You can wait to see if Nazem Kadri (age 20) develops into a first line centre over the course of the season. It is very possible for a high first round draft pick to step into this role at age 20. Brad Richards did it. Tyler Bozak (age 24) is having a trying season as Toronto's first line centre. There is a forlorn hope he will "play" he is way out of his problems. It is doubtful Brian Burke will wait idly for this to happen. He already has admittedly rushed Nazem Kadri to the NHL.

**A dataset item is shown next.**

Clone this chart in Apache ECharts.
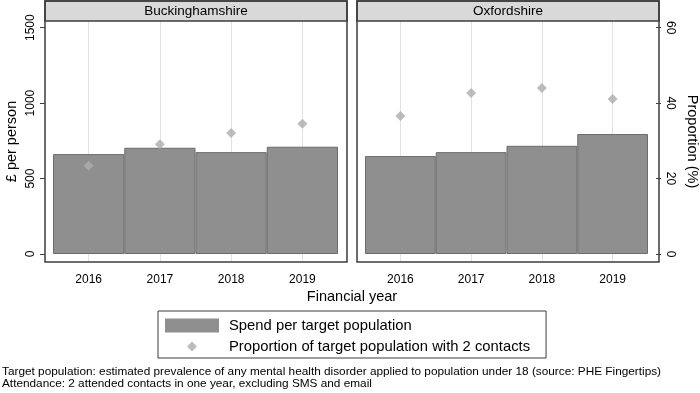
<!DOCTYPE html>
<html>
<head>
<meta charset="utf-8">
<script src="https://cdn.jsdelivr.net/npm/echarts@6/dist/echarts.min.js"></script>
<style>
  html, body { margin: 0; padding: 0; background: #fff; }
  #chart { width: 700px; height: 393px; }
</style>
</head>
<body>
<div id="chart"></div>
<script>
// data
const years = ['2016', '2017', '2018', '2019'];
const panels = ['Buckinghamshire', 'Oxfordshire'];
const bucksSpend = [662, 704, 675, 711];
const bucksProp = [23.4, 29.1, 32.1, 34.5];
const oxonSpend = [649, 675, 717, 795];
const oxonProp = [36.6, 42.7, 44.0, 41.1];
const spendTicks = [0, 500, 1000, 1500];
const propTicks = [0, 20, 40, 60];

const FONT = '"Liberation Sans", Arial, sans-serif';
const BAR = '#8f8f8f';
const DOT = '#adadad';
const BOX = '#3c3c3c';

// both panels share these scales (spend : prop = 25 : 1)
const spendMin = -53, spendMax = 1544;
const propMin = spendMin / 25, propMax = spendMax / 25;

const grids = [
  { left: 53, width: 285, top: 21, bottom: 131 },
  { left: 365, width: 286, top: 21, bottom: 131 },
];

const xAxes = grids.map((g, i) => ({
  type: 'category',
  gridIndex: i,
  data: years,
  axisLine: { show: false },
  axisTick: { alignWithLabel: true, length: 4, lineStyle: { color: '#999' } },
  axisLabel: { fontFamily: FONT, fontSize: 12, color: '#000', margin: 12 },
  splitLine: { show: false },
}));

const spendAxis = (i, show) => ({
  type: 'value',
  gridIndex: i,
  position: 'left',
  offset: 8,
  min: spendMin,
  max: spendMax,
  show,
  name: show ? '£ per person' : '',
  nameLocation: 'middle',
  nameRotate: 90,
  nameGap: 26,
  nameTextStyle: { fontFamily: FONT, fontSize: 14.5, color: '#000' },
  axisLine: { show: false },
  axisTick: { show: true, length: 5, customValues: spendTicks, lineStyle: { color: BOX } },
  axisLabel: {
    customValues: spendTicks, rotate: 90, margin: 8,
    formatter: (v) => String(v),
    fontFamily: FONT, fontSize: 12, color: '#000',
  },
  splitLine: { show: false },
});

const propAxis = (i, show) => ({
  type: 'value',
  gridIndex: i,
  position: 'right',
  offset: 8,
  min: propMin,
  max: propMax,
  show,
  name: show ? 'Proportion (%)' : '',
  nameLocation: 'middle',
  nameRotate: -90,
  nameGap: 28,
  nameTextStyle: { fontFamily: FONT, fontSize: 14.5, color: '#000' },
  axisLine: { show: false },
  axisTick: { show: true, length: 5, customValues: propTicks, lineStyle: { color: BOX } },
  axisLabel: {
    customValues: propTicks, rotate: -90, margin: 8,
    formatter: (v) => String(v),
    fontFamily: FONT, fontSize: 12, color: '#000',
  },
  splitLine: { show: false },
});

const yAxes = [
  spendAxis(0, true), propAxis(0, false),
  spendAxis(1, false), propAxis(1, true),
];

// light vertical guides at each year, kept behind the bars
const vlines = (i) => ({
  type: 'line',
  xAxisIndex: i,
  yAxisIndex: i * 2,
  data: [],
  z: 0,
  silent: true,
  markLine: {
    z: 0,
    symbol: 'none',
    silent: true,
    label: { show: false },
    lineStyle: { color: '#e2e2e2', type: 'solid', width: 1 },
    data: years.map((y) => ({ xAxis: y })),
  },
});

const barSeries = (i, data) => ({
  name: 'Spend per target population',
  type: 'bar',
  xAxisIndex: i,
  yAxisIndex: i * 2,
  data,
  barCategoryGap: '0%',
  itemStyle: { color: BAR, borderColor: '#6c6c6c', borderWidth: 1 },
  z: 2,
});

const dotSeries = (i, data) => ({
  name: 'Proportion of target population with 2 contacts',
  type: 'scatter',
  xAxisIndex: i,
  yAxisIndex: i * 2 + 1,
  data,
  symbol: 'diamond',
  symbolSize: 10,
  itemStyle: { color: DOT },
  z: 3,
});

// panel frames and header strips
const boxes = [45, 357];
const graphic = [];
boxes.forEach((x, i) => {
  graphic.push({
    type: 'rect', shape: { x, y: 1, width: 302, height: 261 },
    style: { fill: 'none', stroke: BOX, lineWidth: 1.5 }, z: 10,
  });
  graphic.push({
    type: 'rect', shape: { x, y: 1, width: 302, height: 20 },
    style: { fill: '#d9d9d9', stroke: BOX, lineWidth: 1.5 }, z: 9,
  });
  graphic.push({
    type: 'text', x: x + 151, y: 11, z: 11,
    style: {
      text: panels[i], fontFamily: FONT, fontSize: 13.5, fill: '#000',
      textAlign: 'center', textVerticalAlign: 'middle',
    },
  });
});
graphic.push({
  type: 'text', x: 352, y: 297,
  style: {
    text: 'Financial year', fontFamily: FONT, fontSize: 14.5, fill: '#000',
    textAlign: 'center', textVerticalAlign: 'middle',
  },
});
graphic.push({
  type: 'text', x: 2, y: 366,
  style: {
    text: 'Target population: estimated prevalence of any mental health disorder applied to population under 18 (source: PHE Fingertips)\nAttendance: 2 attended contacts in one year, excluding SMS and email',
    fontFamily: FONT, fontSize: 11.8, lineHeight: 11.5, fill: '#000',
  },
});

// small diamond centred in the wide legend slot (corner points keep it unstretched)
const legendDiamond = 'path://M0,0 L0,0 M54,14 L54,14 M27,2 L32,7 L27,12 L22,7 Z';

const chart = echarts.init(document.getElementById('chart'));
chart.setOption({
  animation: false,
  textStyle: { fontFamily: FONT },
  grid: grids,
  xAxis: xAxes,
  yAxis: yAxes,
  legend: {
    left: 158,
    top: 311,
    orient: 'vertical',
    itemWidth: 54,
    itemHeight: 14,
    itemGap: 6,
    padding: [7, 16, 4, 7],
    borderColor: BOX,
    borderWidth: 1,
    textStyle: { fontFamily: FONT, fontSize: 14.8, color: '#000', padding: [0, 0, 0, 5] },
    data: [
      { name: 'Spend per target population', icon: 'rect', itemStyle: { borderWidth: 0 } },
      { name: 'Proportion of target population with 2 contacts', icon: legendDiamond },
    ],
  },
  graphic,
  series: [
    vlines(0), vlines(1),
    barSeries(0, bucksSpend), barSeries(1, oxonSpend),
    dotSeries(0, bucksProp), dotSeries(1, oxonProp),
  ],
});
</script>
</body>
</html>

Various players have been mentioned in trade rumours: Mike Ribeiro (age 30), Travis Zajac (age 26), and Marc Savard are some of the prominent names. Trading Mike Ribeiro ($5 mil cap salary) gives Dallas room in their $45 mil budget to resign Brad Richards. He fits nicely within the $5-$6 mil "cap salary" range Brian Burke professes to favour for first line players.
Wait another year
In 2012, David Krecji, John Tavares, Matt Duchene, and Sam Gagner are due to be RFA (Restricted Free Agent) free agents. Boston is especially crowded at centre with Tyler Seguin, Patrice Bergeron, and Marc Savard.
Ultimately, it is up to other NHL Managers to decide who is available to Brian Burke to be Toronto's first line centre. Without a doubt, teams at their cap salary or budget limits will be the ones who reluctantly make such a player available. Brian Burke may not have the luxury of being fussy or choosy when it happens. Yet, he reportedly declined an offer to take Marc Savard from Boston during the off-season. Burke most likely declined the trade because of a combination of Savard's contract, age, and concussion history.
Fortunately, he has everything in place (players, prospects, draft picks, cap space, and budget) to acquire anyone made available. If it happens to be Brad Richards, you should expect him to become a Toronto Maple Leaf. Who is it, if not Brad Richards? Steven Stamkos?